The Million Mask March, also known as "Operation Vendetta", is a worldwide, annual protest associated with the hacktivist group Anonymous occurring annually on Guy Fawkes Day, 5 November. The motive for the March varies, but includes some consistent themes prevalent in the Anonymous movement, including: corruption in politics, demilitarization, police violence, and self-governance. The marches are set in motion to allow ordinary citizens to collaborate in order to create societal change through alterations to their governments. They are coordinated through a host of channels with most prevalent being word of mouth and social media. Hundreds of Facebook events and dedicated Twitter accounts are used to advertise the protest around the world.

==History==
Anonymous, originally a group of internet forum users, first came into political activism from its battle against Scientology, referred to as Project Chanology. This culminated in a worldwide protest outside of Scientology churches across the globe.

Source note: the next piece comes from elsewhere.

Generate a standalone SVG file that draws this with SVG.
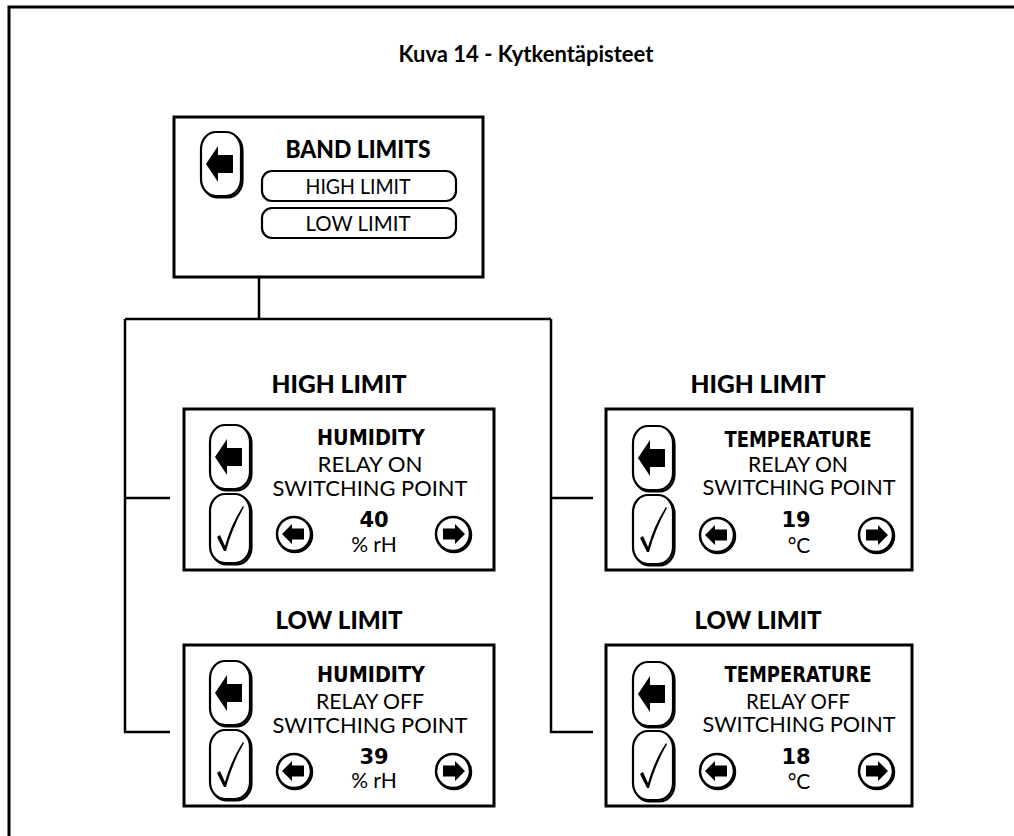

The first Million Mask March occurred in 2012; the largest events occurred in London and Washington, DC, with smaller scale events across the globe, usually outside of government buildings.

==Symbolism==
Protesters at the Million Mask March frequently wear versions of the Guy Fawkes mask in homage to the graphic novel V for Vendetta. The costume references the novel, where the protagonist wages war against an authoritarian dystopia in the UK. In the film rendition, millions of masks are distributed to citizens who gather around the parliament.

== Events ==
- London, UK: The march has become an annual occurrence in London. Protesters marched through central London on 5 November 2015 in protest of the manner in which the British government conducts surveillance on the country, the suspected corruption that they believe has become ingrained in government, and their dissatisfaction with the State's socio-economic issues. During the 2016 protest, 53 protesters were arrested during the march through Central London which were related to drug use, destruction of property and other criminal activity.
- Manila, Philippines: Activists linked to the hacktivism group Anonymous crashed 30 of the Filipino government's websites in response to the corruption felt toward politicians. The group released a video apologizing to the people of the Philippines for the disruption and courting them to protest in front of the parliament house on 6 November 2013.